How Constance Wu Became Fresh Off the Boat's Breakout Star
"The mom is hilarious!" Most conversations involving Fresh Off the Boat–the new ABC sitcom about a Taiwanese-American family adjusting to life in Orlando during the 1990s–seem to include some variation on that sentiment. Rightfully so: Since debuting in February, the series has become a critical and commercial hit, averaging 7.4 million total viewers with seven days of time-shifted viewing, and Constance Wu, who plays formidable matriarch Jessica, deserves plenty of the credit. And yet, on a recent morning in Los Angeles, you'd never guess there was a breakout star in our midst as Wu arrives at a busy café and weaves her way effortlessly through the crowd. Double takes? Nope. Surreptitious cell phone pics? None. "I've had one girl come up to me at the gym since the premiere," Wu says.
Just to be clear, most folks aren't intentionally denying themselves breathless fan interactions. (Wu's social-media feeds are full of them.) But in person, the 27-year-old–sporting a pair of heart-shaped sunglasses that make her look even younger–is nearly unrecognizable from her stern, late-thirties alter ego. ("Love those mom jeans!" says Wu with a laugh.) The differences extend beyond the surface: Whereas Jessica has a husband, Louis (Randall Park), and three kids, Wu claims a pet rabbit as her only current dependent. "I'm a future crazy rabbit lady," she says proudly.
As it turns out, the startling disparity between Wu and her character almost kept her from landing the role. "I auditioned and didn't get a callback," she says. "They thought I was too young." Eventually, she was brought in for another shot at the part, and now it's tough to imagine anyone else doing it equal justice. (Wu's karaoke skills alone–featured prominently on the show–are a rare treat.) In less capable hands, Jessica–with her quick scowl, strong opinions, and preposterous rules (no air-conditioning allowed...in Orlando?)–could easily have come off as an unsympathetic caricature. Instead, Wu has found her heart. "In many ways, the show is a vehicle for Constance," says celebrity chef and producer Eddie Huang, whose memoir serves as the basis for the series. "My mom is probably the most marketable character, and Constance really harnesses her essence."
Wu works hard at making it look easy. A graduate of the Lee Strasberg Theater & Film Institute in New York City, the bastion of Method acting, Wu flew to Orlando to meet with the real-life Jessica, now in her 60s, and ensure that her portrayal and accent were on point. She's even concocted a fictionalized backstory. "I approach this the same way I would if I were playing Gandalf in The Lord of the Rings," she explains. Or, as Huang sums it up, "Constance takes it seriously."

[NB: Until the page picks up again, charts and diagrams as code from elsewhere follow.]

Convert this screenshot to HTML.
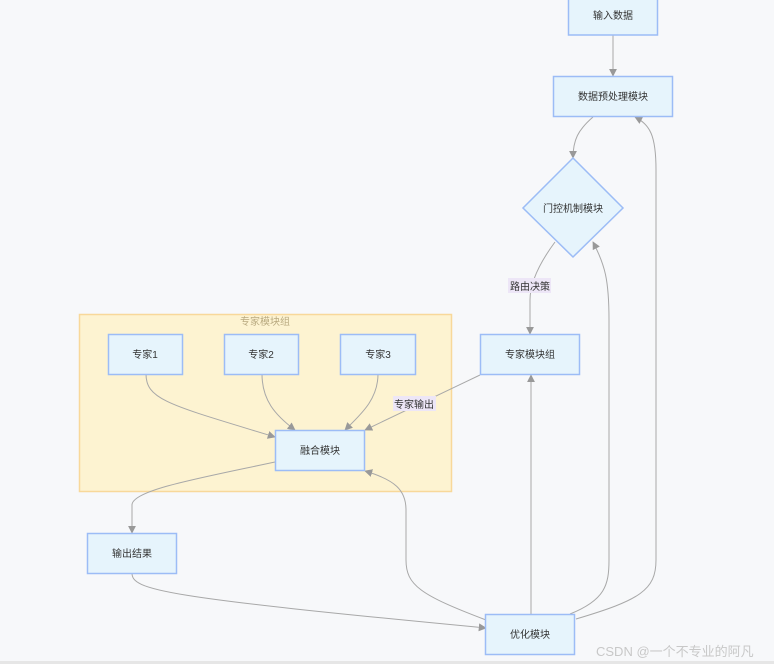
<!DOCTYPE html>
<html><head><meta charset="utf-8">
<style>
html,body{margin:0;padding:0;}
body{width:774px;height:664px;background:#f7f8fa;position:relative;overflow:hidden;font-family:"Liberation Sans","Noto Sans CJK SC",sans-serif;}
svg{position:absolute;left:0;top:0;}
</style></head><body>
<svg width="774" height="664" viewBox="0 0 774 664" xmlns="http://www.w3.org/2000/svg" font-family="Liberation Sans, Noto Sans CJK SC, sans-serif">
<defs>
<marker id="a" viewBox="0 0 10 10" refX="9" refY="5" markerWidth="8" markerHeight="8" orient="auto-start-reverse" markerUnits="userSpaceOnUse">
<path d="M0,0 L10,5 L0,10 z" fill="#999"/>
</marker>
</defs>
<!-- cluster -->
<rect x="79.5" y="314.5" width="372" height="177" fill="#fdf3d1" stroke="#f8d89a" stroke-width="1.5"/>
<text x="265" y="325" font-size="10" fill="#b9aa80" text-anchor="middle">专家模块组</text>

<!-- edges -->
<g fill="none" stroke="#a8a8a8" stroke-width="1">
<path d="M613,35 L613,76" marker-end="url(#a)"/>
<path d="M593,117 C578,130 573,140 573,158" marker-end="url(#a)"/>
<path d="M555,242 C538,265 530,285 530,300 L530,334" marker-end="url(#a)"/>
<path d="M480,375 L365,430" marker-end="url(#a)"/>
<path d="M146,374 C146,400 170,405 275,437" marker-end="url(#a)"/>
<path d="M262,374 C262,400 275,415 295,430" marker-end="url(#a)"/>
<path d="M378,374 C378,400 360,415 345,430" marker-end="url(#a)"/>
<path d="M275,462 C200,478 132,490 132,505 L132,533" marker-end="url(#a)"/>
<path d="M132,573 C132,590 160,597 486,628" marker-end="url(#a)"/>
<path d="M486,620 C420,595 406,585 406,560 L406,510 C406,490 395,480 365,471" marker-end="url(#a)"/>
<path d="M531,614 L531,375" marker-end="url(#a)"/>
<path d="M570,614 C605,600 609,585 609,560 L609,320 C609,280 605,265 593,242" marker-end="url(#a)"/>
<path d="M576,619 C640,600 656,590 656,560 L656,170 C656,135 650,125 635,117" marker-end="url(#a)"/>
</g>

<!-- nodes -->
<g fill="#e6f4fc" stroke="#9cbcf6" stroke-width="1.5">
<rect x="568.5" y="-5" width="89" height="40"/>
<rect x="553.5" y="76.5" width="119" height="40"/>
<path d="M573,158 L623,208 L573,257 L523,208 Z"/>
<rect x="480.5" y="334.5" width="99" height="40"/>
<rect x="108.5" y="334.5" width="74" height="40"/>
<rect x="224.5" y="334.5" width="74" height="40"/>
<rect x="340.5" y="334.5" width="75" height="40"/>
<rect x="275.5" y="430.5" width="89" height="40"/>
<rect x="87.5" y="533.5" width="89" height="40"/>
<rect x="485.5" y="614.5" width="89" height="40"/>
</g>

<!-- labels bg -->
<rect x="508" y="278" width="43" height="15" fill="#ede6f7"/>
<rect x="393" y="396" width="43" height="15" fill="#ede6f7"/>

<g font-size="10" fill="#333" text-anchor="middle">
<text x="613" y="19">输入数据</text>
<text x="613" y="100">数据预处理模块</text>
<text x="573" y="212">门控机制模块</text>
<text x="530" y="290">路由决策</text>
<text x="530" y="358">专家模块组</text>
<text x="145" y="358">专家1</text>
<text x="261" y="358">专家2</text>
<text x="378" y="358">专家3</text>
<text x="414" y="408">专家输出</text>
<text x="320" y="454">融合模块</text>
<text x="132" y="557">输出结果</text>
<text x="530" y="638">优化模块</text>
</g>
<text x="596" y="656" font-size="13" fill="#c8c8c8">CSDN @一个不专业的阿凡</text>
<rect x="0" y="661" width="774" height="3" fill="#e6e6e6"/>
</svg>
</body></html>
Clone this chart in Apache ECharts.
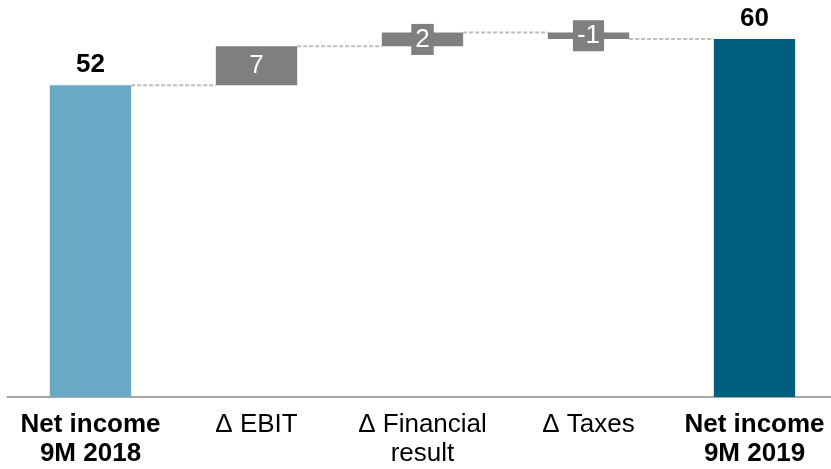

That seems to be a running theme for Fresh Off the Boat, which, for all its sunny Floridian lightness, bears the weight of being the only Asian-American-driven network vehicle since Margaret Cho's short-lived All-American Girl, in 1994. The fact that it's been able to connect with a broad audience is a sign that Wu and Co. are serving as agents of change, one joke at a time. "I think viewers find it refreshing that we're not doing the same old collegiate humor that's been around for decades," Wu says. "So often when you see diversity on TV, the goal is for people to be like, 'Oh, look! Latinos or Asians are just like us!' What does that even mean? We're letting the Huangs' roots play a huge role. We're telling a specific story."
Of course, being a pioneer has its challenges–and the show has already experienced controversy ignited by Huang's public questioning of his fellow producers' choices. (His essay for New York Magazine on the subject was subtitled "The network tried to turn my memoir into a cornstarch sitcom and me into a mascot for America. I hated that.") When asked for her take on the brouhaha, Wu is quick to defend Huang. "All people wanted to do was dramatize the conflict angle," she says. "But it's not about Eddie hating the show or antagonizing the network. He's pushing to make things better and trying to start a dialogue."
With that, Wu checks the clock and announces that it's time to start wrapping up: She's gotta get her bunny to the vet. A few seconds after she's dashed off to floppier-eared pastures, the fiftysomething man in jean shorts who's been eavesdropping at the next table leans over. "Hey," he says, "was that the girl from that show? American New Girl Family or whatever?" For better or worse, it appears Wu's anonymous streak is about to come to an end.